(Written exercise) Begin at the first line of the data and copy each line through the one containing "const legendWidths = [135, 168, 131, 240];", that line included, with no pictures.

◇ ◇ ◇ ◇

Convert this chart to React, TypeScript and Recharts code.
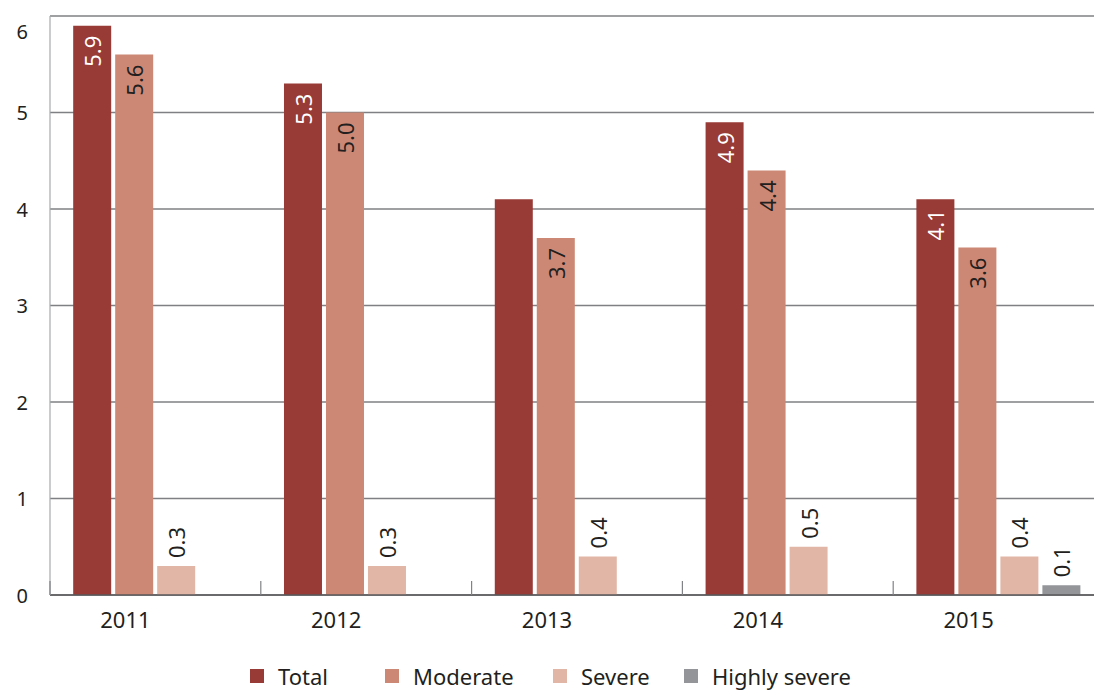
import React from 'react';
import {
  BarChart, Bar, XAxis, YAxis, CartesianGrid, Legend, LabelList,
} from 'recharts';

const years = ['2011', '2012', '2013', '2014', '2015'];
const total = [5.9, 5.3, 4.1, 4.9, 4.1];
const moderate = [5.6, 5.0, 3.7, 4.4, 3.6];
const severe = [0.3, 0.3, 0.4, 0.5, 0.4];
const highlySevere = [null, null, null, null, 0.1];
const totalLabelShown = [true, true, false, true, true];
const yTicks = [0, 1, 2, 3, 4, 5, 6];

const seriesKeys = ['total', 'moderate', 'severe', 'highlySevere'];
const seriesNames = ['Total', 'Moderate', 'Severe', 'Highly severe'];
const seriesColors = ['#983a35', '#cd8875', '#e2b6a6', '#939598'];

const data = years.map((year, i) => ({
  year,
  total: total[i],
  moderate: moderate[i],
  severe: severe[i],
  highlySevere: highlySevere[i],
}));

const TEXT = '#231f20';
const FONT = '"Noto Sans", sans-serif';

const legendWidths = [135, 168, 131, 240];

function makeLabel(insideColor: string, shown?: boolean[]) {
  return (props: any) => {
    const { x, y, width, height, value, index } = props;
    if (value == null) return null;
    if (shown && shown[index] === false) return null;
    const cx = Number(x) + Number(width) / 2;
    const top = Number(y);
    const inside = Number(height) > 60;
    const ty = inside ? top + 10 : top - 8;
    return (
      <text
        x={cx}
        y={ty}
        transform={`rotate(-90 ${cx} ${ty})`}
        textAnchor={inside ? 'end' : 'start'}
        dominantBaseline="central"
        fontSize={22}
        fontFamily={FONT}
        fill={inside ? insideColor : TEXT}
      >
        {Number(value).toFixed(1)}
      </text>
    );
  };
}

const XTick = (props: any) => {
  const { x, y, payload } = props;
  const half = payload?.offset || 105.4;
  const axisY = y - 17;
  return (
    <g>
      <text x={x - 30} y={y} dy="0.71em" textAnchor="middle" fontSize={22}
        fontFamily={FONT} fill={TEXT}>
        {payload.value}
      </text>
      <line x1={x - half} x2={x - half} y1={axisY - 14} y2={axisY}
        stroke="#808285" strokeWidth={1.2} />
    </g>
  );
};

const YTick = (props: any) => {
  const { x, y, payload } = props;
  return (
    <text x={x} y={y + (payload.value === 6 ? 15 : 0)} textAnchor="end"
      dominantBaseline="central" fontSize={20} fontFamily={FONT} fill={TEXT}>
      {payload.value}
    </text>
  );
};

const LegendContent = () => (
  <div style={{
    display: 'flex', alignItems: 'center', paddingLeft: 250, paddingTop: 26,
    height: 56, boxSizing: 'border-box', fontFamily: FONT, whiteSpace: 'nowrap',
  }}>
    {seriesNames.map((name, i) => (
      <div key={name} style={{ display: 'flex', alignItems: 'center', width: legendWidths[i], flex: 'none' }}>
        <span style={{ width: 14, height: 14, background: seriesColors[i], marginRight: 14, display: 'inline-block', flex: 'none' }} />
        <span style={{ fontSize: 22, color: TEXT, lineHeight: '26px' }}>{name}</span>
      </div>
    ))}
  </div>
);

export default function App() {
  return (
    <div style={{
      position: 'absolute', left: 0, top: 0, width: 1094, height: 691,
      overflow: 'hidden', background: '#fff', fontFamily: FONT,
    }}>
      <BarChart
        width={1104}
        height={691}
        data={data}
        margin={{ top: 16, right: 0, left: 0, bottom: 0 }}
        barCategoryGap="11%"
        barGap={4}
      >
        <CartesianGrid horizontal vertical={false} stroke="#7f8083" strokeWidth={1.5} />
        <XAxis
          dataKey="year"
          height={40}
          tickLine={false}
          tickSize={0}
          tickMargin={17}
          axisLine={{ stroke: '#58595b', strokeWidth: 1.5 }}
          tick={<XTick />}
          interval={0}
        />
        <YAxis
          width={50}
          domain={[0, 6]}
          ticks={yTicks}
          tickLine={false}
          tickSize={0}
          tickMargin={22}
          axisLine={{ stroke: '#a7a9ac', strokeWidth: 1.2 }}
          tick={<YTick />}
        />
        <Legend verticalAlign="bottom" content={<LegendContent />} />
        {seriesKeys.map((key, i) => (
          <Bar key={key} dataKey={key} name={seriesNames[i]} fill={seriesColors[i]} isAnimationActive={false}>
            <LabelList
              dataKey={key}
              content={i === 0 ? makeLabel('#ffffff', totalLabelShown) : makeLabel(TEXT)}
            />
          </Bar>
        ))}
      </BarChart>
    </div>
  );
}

◇ ◇ ◇ ◇

(Task solution)
Convert this chart to React, TypeScript and Recharts code.
import React from 'react';
import {
  BarChart, Bar, XAxis, YAxis, CartesianGrid, Legend, LabelList,
} from 'recharts';

const years = ['2011', '2012', '2013', '2014', '2015'];
const total = [5.9, 5.3, 4.1, 4.9, 4.1];
const moderate = [5.6, 5.0, 3.7, 4.4, 3.6];
const severe = [0.3, 0.3, 0.4, 0.5, 0.4];
const highlySevere = [null, null, null, null, 0.1];
const totalLabelShown = [true, true, false, true, true];
const yTicks = [0, 1, 2, 3, 4, 5, 6];

const seriesKeys = ['total', 'moderate', 'severe', 'highlySevere'];
const seriesNames = ['Total', 'Moderate', 'Severe', 'Highly severe'];
const seriesColors = ['#983a35', '#cd8875', '#e2b6a6', '#939598'];

const data = years.map((year, i) => ({
  year,
  total: total[i],
  moderate: moderate[i],
  severe: severe[i],
  highlySevere: highlySevere[i],
}));

const TEXT = '#231f20';
const FONT = '"Noto Sans", sans-serif';

const legendWidths = [135, 168, 131, 240];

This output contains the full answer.